Description of the task: Word for word, repeat the entries, minus the pictures.

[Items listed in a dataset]
^^^^^^^^
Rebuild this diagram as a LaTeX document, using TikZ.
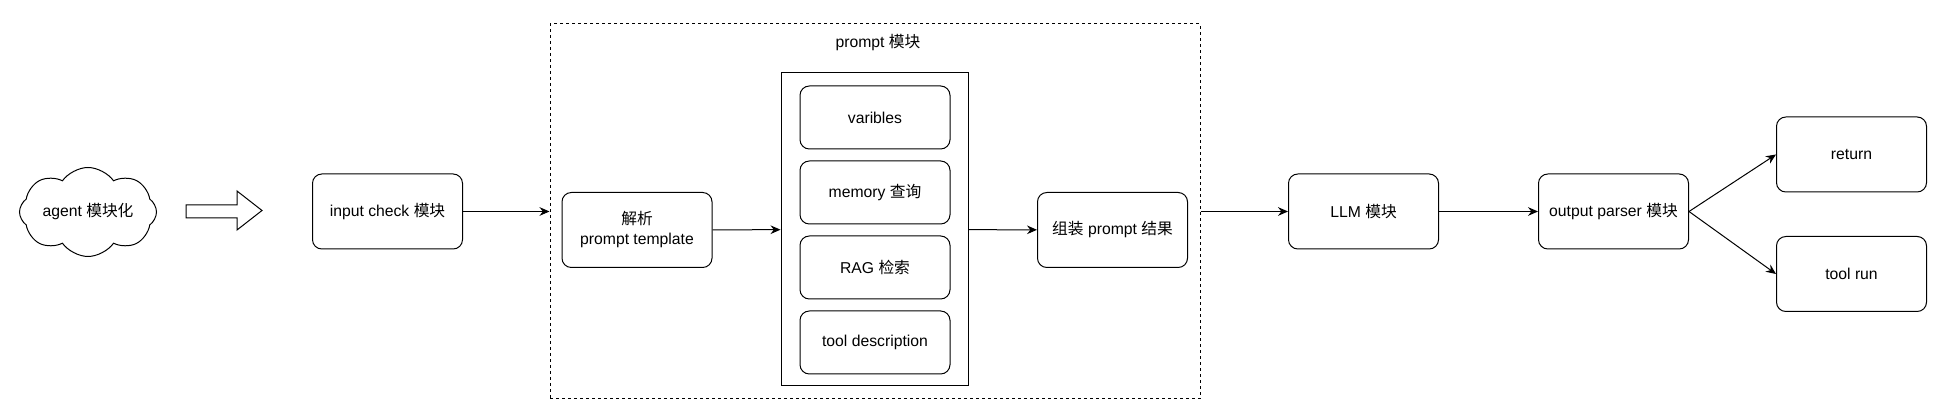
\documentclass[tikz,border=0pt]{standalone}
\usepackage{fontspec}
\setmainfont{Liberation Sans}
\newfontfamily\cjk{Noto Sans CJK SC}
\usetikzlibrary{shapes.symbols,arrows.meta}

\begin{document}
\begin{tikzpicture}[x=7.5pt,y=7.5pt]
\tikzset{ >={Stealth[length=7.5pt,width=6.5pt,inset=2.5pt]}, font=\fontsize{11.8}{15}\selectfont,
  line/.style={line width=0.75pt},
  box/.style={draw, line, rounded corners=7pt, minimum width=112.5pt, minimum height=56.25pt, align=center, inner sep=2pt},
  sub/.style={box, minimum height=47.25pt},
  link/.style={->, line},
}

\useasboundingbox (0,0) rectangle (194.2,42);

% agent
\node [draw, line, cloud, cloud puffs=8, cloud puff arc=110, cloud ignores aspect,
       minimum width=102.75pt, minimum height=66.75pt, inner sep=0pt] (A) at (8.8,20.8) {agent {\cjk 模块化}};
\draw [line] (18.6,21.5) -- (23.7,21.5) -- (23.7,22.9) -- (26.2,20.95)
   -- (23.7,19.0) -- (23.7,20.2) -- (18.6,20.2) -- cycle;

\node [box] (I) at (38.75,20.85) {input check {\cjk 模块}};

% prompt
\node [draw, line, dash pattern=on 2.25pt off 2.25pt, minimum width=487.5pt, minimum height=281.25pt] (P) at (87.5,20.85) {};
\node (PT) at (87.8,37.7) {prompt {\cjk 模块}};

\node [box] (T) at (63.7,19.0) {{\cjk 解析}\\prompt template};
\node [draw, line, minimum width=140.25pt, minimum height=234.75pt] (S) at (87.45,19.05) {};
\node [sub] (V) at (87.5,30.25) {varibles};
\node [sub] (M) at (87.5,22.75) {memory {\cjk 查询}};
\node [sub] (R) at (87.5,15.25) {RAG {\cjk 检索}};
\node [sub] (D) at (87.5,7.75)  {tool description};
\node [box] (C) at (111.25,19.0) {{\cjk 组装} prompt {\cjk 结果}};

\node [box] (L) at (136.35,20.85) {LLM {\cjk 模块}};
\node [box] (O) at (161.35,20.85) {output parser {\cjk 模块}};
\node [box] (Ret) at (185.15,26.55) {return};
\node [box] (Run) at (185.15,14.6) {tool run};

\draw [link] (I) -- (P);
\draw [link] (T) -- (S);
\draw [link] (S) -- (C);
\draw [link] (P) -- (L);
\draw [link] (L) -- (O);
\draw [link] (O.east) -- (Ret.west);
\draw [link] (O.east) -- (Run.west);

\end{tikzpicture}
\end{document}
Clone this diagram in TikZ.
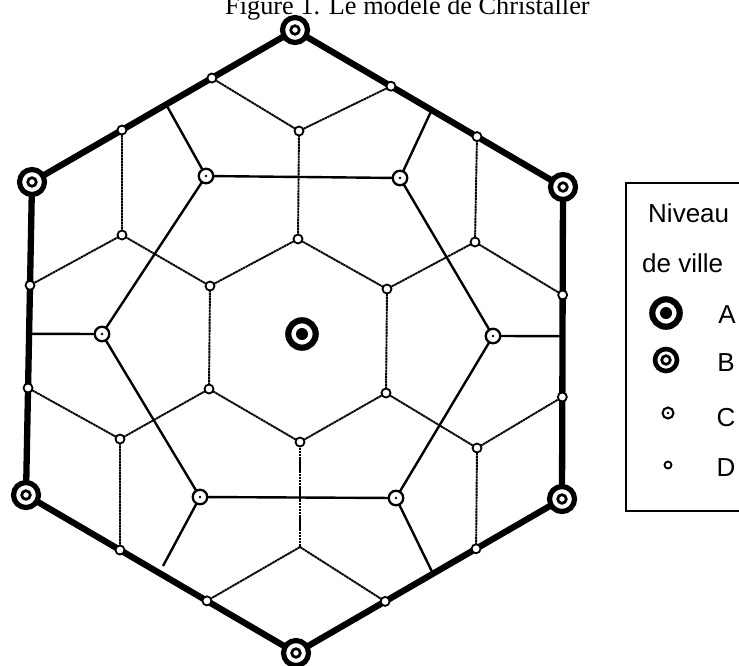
^^^^^^^^
Completed exercise:
Rebuild this diagram as a LaTeX document, using TikZ.
\documentclass[tikz,border=0pt]{standalone}
\usepackage{fontspec}
\setmainfont{Liberation Sans}
\newfontfamily\cjk{Noto Sans CJK SC}
\usetikzlibrary{shapes.symbols,arrows.meta}

\begin{document}
\begin{tikzpicture}[x=7.5pt,y=7.5pt]
\tikzset{ >={Stealth[length=7.5pt,width=6.5pt,inset=2.5pt]}, font=\fontsize{11.8}{15}\selectfont,
  line/.style={line width=0.75pt},
  box/.style={draw, line, rounded corners=7pt, minimum width=112.5pt, minimum height=56.25pt, align=center, inner sep=2pt},
  sub/.style={box, minimum height=47.25pt},
  link/.style={->, line},
}

\useasboundingbox (0,0) rectangle (194.2,42);

% agent
\node [draw, line, cloud, cloud puffs=8, cloud puff arc=110, cloud ignores aspect,
       minimum width=102.75pt, minimum height=66.75pt, inner sep=0pt] (A) at (8.8,20.8) {agent {\cjk 模块化}};
\draw [line] (18.6,21.5) -- (23.7,21.5) -- (23.7,22.9) -- (26.2,20.95)
   -- (23.7,19.0) -- (23.7,20.2) -- (18.6,20.2) -- cycle;

\node [box] (I) at (38.75,20.85) {input check {\cjk 模块}};

% prompt
\node [draw, line, dash pattern=on 2.25pt off 2.25pt, minimum width=487.5pt, minimum height=281.25pt] (P) at (87.5,20.85) {};
\node (PT) at (87.8,37.7) {prompt {\cjk 模块}};

\node [box] (T) at (63.7,19.0) {{\cjk 解析}\\prompt template};
\node [draw, line, minimum width=140.25pt, minimum height=234.75pt] (S) at (87.45,19.05) {};
\node [sub] (V) at (87.5,30.25) {varibles};
\node [sub] (M) at (87.5,22.75) {memory {\cjk 查询}};
\node [sub] (R) at (87.5,15.25) {RAG {\cjk 检索}};
\node [sub] (D) at (87.5,7.75)  {tool description};
\node [box] (C) at (111.25,19.0) {{\cjk 组装} prompt {\cjk 结果}};

\node [box] (L) at (136.35,20.85) {LLM {\cjk 模块}};
\node [box] (O) at (161.35,20.85) {output parser {\cjk 模块}};
\node [box] (Ret) at (185.15,26.55) {return};
\node [box] (Run) at (185.15,14.6) {tool run};

\draw [link] (I) -- (P);
\draw [link] (T) -- (S);
\draw [link] (S) -- (C);
\draw [link] (P) -- (L);
\draw [link] (L) -- (O);
\draw [link] (O.east) -- (Ret.west);
\draw [link] (O.east) -- (Run.west);

\end{tikzpicture}
\end{document}
Clone this diagram in TikZ.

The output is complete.